#### DIRECTIVE
Copy each line below in which the string "that" occurs.
#### PROVIDED INFORMATION
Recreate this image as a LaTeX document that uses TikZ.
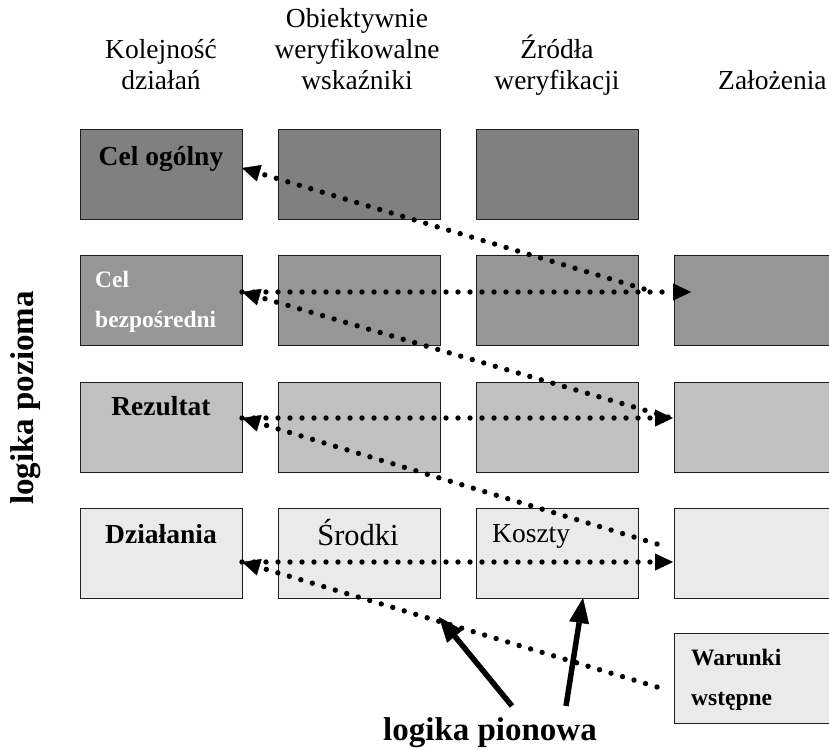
\documentclass[tikz,border=0pt]{standalone}
\usepackage{fontspec}
\setmainfont{Liberation Serif}
\usetikzlibrary{arrows.meta}
\definecolor{rowA}{RGB}{128,128,128}
\definecolor{rowB}{RGB}{150,150,150}
\definecolor{rowC}{RGB}{192,192,192}
\definecolor{rowD}{RGB}{234,234,234}
\definecolor{edge}{RGB}{30,30,30}
\begin{document}
\begin{tikzpicture}[x=1pt,y=-1pt,
  box/.style={draw=edge, line width=1.4pt, minimum width=162pt, minimum height=90pt, inner sep=0pt, anchor=north west},
  hdr/.style={font=\fontsize{27.5}{31}\selectfont, inner sep=0pt, anchor=base},
  lbl/.style={font=\fontsize{27.5}{31}\selectfont\bfseries, inner sep=0pt, anchor=base},
  small/.style={font=\fontsize{23.5}{28}\selectfont\bfseries, inner sep=0pt, anchor=base west},
  big/.style={font=\fontsize{30.5}{34}\selectfont, inner sep=0pt, anchor=base},
  logic/.style={font=\fontsize{33}{38}\selectfont\bfseries, inner sep=0pt, anchor=base},
  dotl/.style={line width=5.4pt, line cap=round, dash pattern=on 0pt off 12pt,
    -{Triangle[length=18pt,width=17pt,line width=0.4pt]}},
  thk/.style={line width=5.5pt, -{Triangle[length=25pt,width=20pt,line width=0.4pt]}}
]
\useasboundingbox (0,0) rectangle (829,749);

% headers
\node[hdr] (h1a) at (161,59) {Kolejność};
\node[hdr] (h1b) at (161,90) {działań};
\node[hdr] (h2a) at (357,28) {Obiektywnie};
\node[hdr] (h2b) at (357,59) {weryfikowalne};
\node[hdr] (h2c) at (357,90) {wskaźniki};
\node[hdr] (h3a) at (557,59) {Źródła};
\node[hdr] (h3b) at (557,90) {weryfikacji};
\node[hdr, anchor=base west] (h4) at (718,90) {Założenia};

% row 1
\node[box, fill=rowA] (b11) at (80,129) {};
\node[box, fill=rowA] (b12) at (278,129) {};
\node[box, fill=rowA] (b13) at (476,129) {};
% row 2
\node[box, fill=rowB] (b21) at (80,255) {};
\node[box, fill=rowB] (b22) at (278,255) {};
\node[box, fill=rowB] (b23) at (476,255) {};
\node[box, fill=rowB] (b24) at (674,255) {};
% row 3
\node[box, fill=rowC] (b31) at (80,382) {};
\node[box, fill=rowC] (b32) at (278,382) {};
\node[box, fill=rowC] (b33) at (476,382) {};
\node[box, fill=rowC] (b34) at (674,382) {};
% row 4
\node[box, fill=rowD] (b41) at (80,508) {};
\node[box, fill=rowD] (b42) at (278,508) {};
\node[box, fill=rowD] (b43) at (476,508) {};
\node[box, fill=rowD] (b44) at (674,508) {};
% preconditions
\node[box, fill=rowD] (b54) at (674,633) {};

% labels
\node[lbl] (t11) at (161,165) {Cel ogólny};
\node[small, text=white] (t21a) at (95,287) {Cel};
\node[small, text=white] (t21b) at (95,327) {bezpośredni};
\node[lbl] (t31) at (161,415) {Rezultat};
\node[lbl] (t41) at (161,543) {Działania};
\node[big] (t42) at (358,545) {Środki};
\node[hdr, anchor=base west] (t43) at (492,542) {Koszty};
\node[small] (t54a) at (691,665) {Warunki};
\node[small] (t54b) at (691,705) {wstępne};

% connector end points
\coordinate (L1) at (242,168);
\coordinate (L2) at (242,292);
\coordinate (L3) at (242,418);
\coordinate (L4) at (242,562);
\coordinate (R2) at (691,292);
\coordinate (R3) at (673,418);
\coordinate (R4) at (673,562);
\coordinate (D1) at (644,289);
\coordinate (D2) at (668,417);
\coordinate (D3) at (657,544);
\coordinate (D4) at (657,687);

% horizontal logic
\draw[dotl] (L2) -- (R2);
\draw[dotl] (L3) -- (R3);
\draw[dotl] (L4) -- (R4);
% diagonal logic
\draw[dotl] (D1) -- (L1);
\draw[dotl] (D2) -- (L2);
\draw[dotl] (D3) -- (L3);
\draw[dotl] (D4) -- (L4);

% vertical logic
\node[logic] (lp) at (490,740) {logika pionowa};
\node[logic, rotate=90] (lh) at (33,398) {logika pozioma};
\coordinate (a1s) at (512,706);
\coordinate (a1e) at (439,617);
\coordinate (a2s) at (566,706);
\coordinate (a2e) at (583,598);
\draw[thk] (a1s) -- (a1e);
\draw[thk] (a2s) -- (a2e);
\end{tikzpicture}
\end{document}
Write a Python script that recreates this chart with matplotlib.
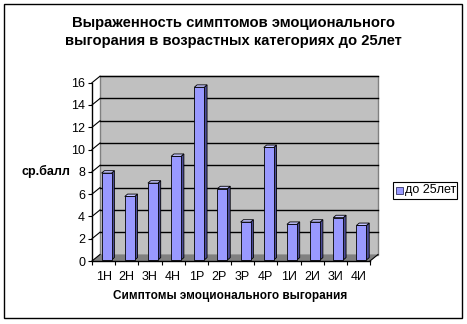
########
#### FINISHED TASK
Recreate this image as a LaTeX document that uses TikZ.
Write a Python script that recreates this chart with matplotlib.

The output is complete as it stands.